* [WHAT YOU ARE ASKED TO DO] Copy out the listing that follows, exact in every word, and skip the images.

* [DATA EXTRACT]
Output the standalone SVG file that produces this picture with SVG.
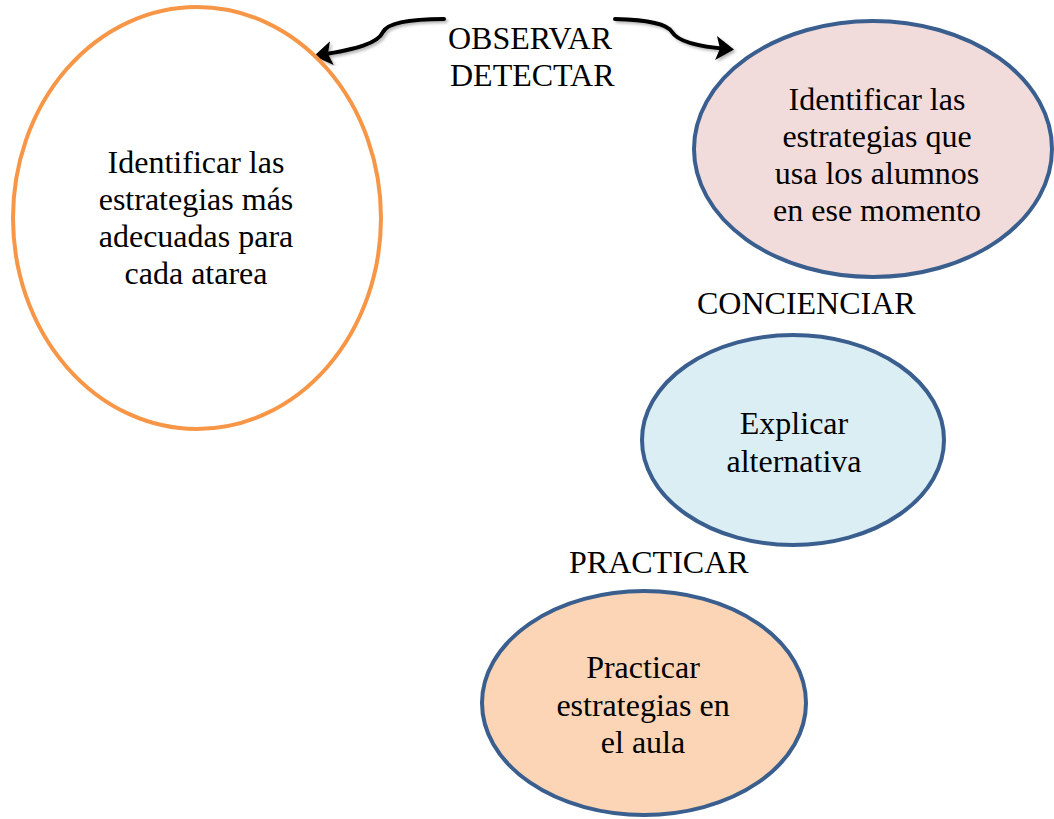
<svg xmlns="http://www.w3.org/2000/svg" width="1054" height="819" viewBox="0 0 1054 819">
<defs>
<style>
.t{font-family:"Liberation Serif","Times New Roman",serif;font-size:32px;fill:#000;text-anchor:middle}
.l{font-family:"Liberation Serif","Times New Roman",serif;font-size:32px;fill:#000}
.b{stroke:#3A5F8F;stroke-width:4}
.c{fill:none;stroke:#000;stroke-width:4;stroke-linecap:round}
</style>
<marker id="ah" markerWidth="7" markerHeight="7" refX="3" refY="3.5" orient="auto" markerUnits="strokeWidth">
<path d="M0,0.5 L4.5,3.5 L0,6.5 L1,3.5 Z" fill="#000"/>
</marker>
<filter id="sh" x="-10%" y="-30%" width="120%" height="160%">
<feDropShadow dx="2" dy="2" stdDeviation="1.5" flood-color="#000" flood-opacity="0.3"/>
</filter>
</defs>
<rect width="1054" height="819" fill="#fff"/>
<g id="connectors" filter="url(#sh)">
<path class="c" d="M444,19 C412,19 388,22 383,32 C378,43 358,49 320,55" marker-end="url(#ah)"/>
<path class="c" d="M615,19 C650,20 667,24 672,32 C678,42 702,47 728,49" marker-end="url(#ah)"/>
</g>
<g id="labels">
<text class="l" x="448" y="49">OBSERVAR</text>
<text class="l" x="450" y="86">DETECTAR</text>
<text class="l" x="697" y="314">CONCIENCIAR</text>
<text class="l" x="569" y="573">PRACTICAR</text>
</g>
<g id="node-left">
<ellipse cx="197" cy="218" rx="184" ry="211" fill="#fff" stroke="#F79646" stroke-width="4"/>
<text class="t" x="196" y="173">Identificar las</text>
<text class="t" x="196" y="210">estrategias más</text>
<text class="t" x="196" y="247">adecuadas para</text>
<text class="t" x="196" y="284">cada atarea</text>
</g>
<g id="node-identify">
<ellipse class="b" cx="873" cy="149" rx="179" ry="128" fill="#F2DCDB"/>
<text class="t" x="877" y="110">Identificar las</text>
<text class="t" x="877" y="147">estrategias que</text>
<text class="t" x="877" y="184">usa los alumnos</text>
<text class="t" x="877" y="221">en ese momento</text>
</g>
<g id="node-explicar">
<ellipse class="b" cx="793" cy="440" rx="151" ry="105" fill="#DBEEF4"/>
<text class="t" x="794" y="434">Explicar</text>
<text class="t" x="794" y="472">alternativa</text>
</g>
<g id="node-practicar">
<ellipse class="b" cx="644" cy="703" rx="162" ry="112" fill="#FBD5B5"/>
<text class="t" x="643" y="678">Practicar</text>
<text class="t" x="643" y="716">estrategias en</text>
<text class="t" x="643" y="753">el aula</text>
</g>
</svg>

* [SOLUTION FOR THIS TASK]
Output the standalone SVG file that produces this picture with SVG.
<svg xmlns="http://www.w3.org/2000/svg" width="1054" height="819" viewBox="0 0 1054 819">
<defs>
<style>
.t{font-family:"Liberation Serif","Times New Roman",serif;font-size:32px;fill:#000;text-anchor:middle}
.l{font-family:"Liberation Serif","Times New Roman",serif;font-size:32px;fill:#000}
.b{stroke:#3A5F8F;stroke-width:4}
.c{fill:none;stroke:#000;stroke-width:4;stroke-linecap:round}
</style>
<marker id="ah" markerWidth="7" markerHeight="7" refX="3" refY="3.5" orient="auto" markerUnits="strokeWidth">
<path d="M0,0.5 L4.5,3.5 L0,6.5 L1,3.5 Z" fill="#000"/>
</marker>
<filter id="sh" x="-10%" y="-30%" width="120%" height="160%">
<feDropShadow dx="2" dy="2" stdDeviation="1.5" flood-color="#000" flood-opacity="0.3"/>
</filter>
</defs>
<rect width="1054" height="819" fill="#fff"/>
<g id="connectors" filter="url(#sh)">
<path class="c" d="M444,19 C412,19 388,22 383,32 C378,43 358,49 320,55" marker-end="url(#ah)"/>
<path class="c" d="M615,19 C650,20 667,24 672,32 C678,42 702,47 728,49" marker-end="url(#ah)"/>
</g>
<g id="labels">
<text class="l" x="448" y="49">OBSERVAR</text>
<text class="l" x="450" y="86">DETECTAR</text>
<text class="l" x="697" y="314">CONCIENCIAR</text>
<text class="l" x="569" y="573">PRACTICAR</text>
</g>
<g id="node-left">
<ellipse cx="197" cy="218" rx="184" ry="211" fill="#fff" stroke="#F79646" stroke-width="4"/>
<text class="t" x="196" y="173">Identificar las</text>
<text class="t" x="196" y="210">estrategias más</text>
<text class="t" x="196" y="247">adecuadas para</text>
<text class="t" x="196" y="284">cada atarea</text>
</g>
<g id="node-identify">
<ellipse class="b" cx="873" cy="149" rx="179" ry="128" fill="#F2DCDB"/>
<text class="t" x="877" y="110">Identificar las</text>
<text class="t" x="877" y="147">estrategias que</text>
<text class="t" x="877" y="184">usa los alumnos</text>
<text class="t" x="877" y="221">en ese momento</text>
</g>
<g id="node-explicar">
<ellipse class="b" cx="793" cy="440" rx="151" ry="105" fill="#DBEEF4"/>
<text class="t" x="794" y="434">Explicar</text>
<text class="t" x="794" y="472">alternativa</text>
</g>
<g id="node-practicar">
<ellipse class="b" cx="644" cy="703" rx="162" ry="112" fill="#FBD5B5"/>
<text class="t" x="643" y="678">Practicar</text>
<text class="t" x="643" y="716">estrategias en</text>
<text class="t" x="643" y="753">el aula</text>
</g>
</svg>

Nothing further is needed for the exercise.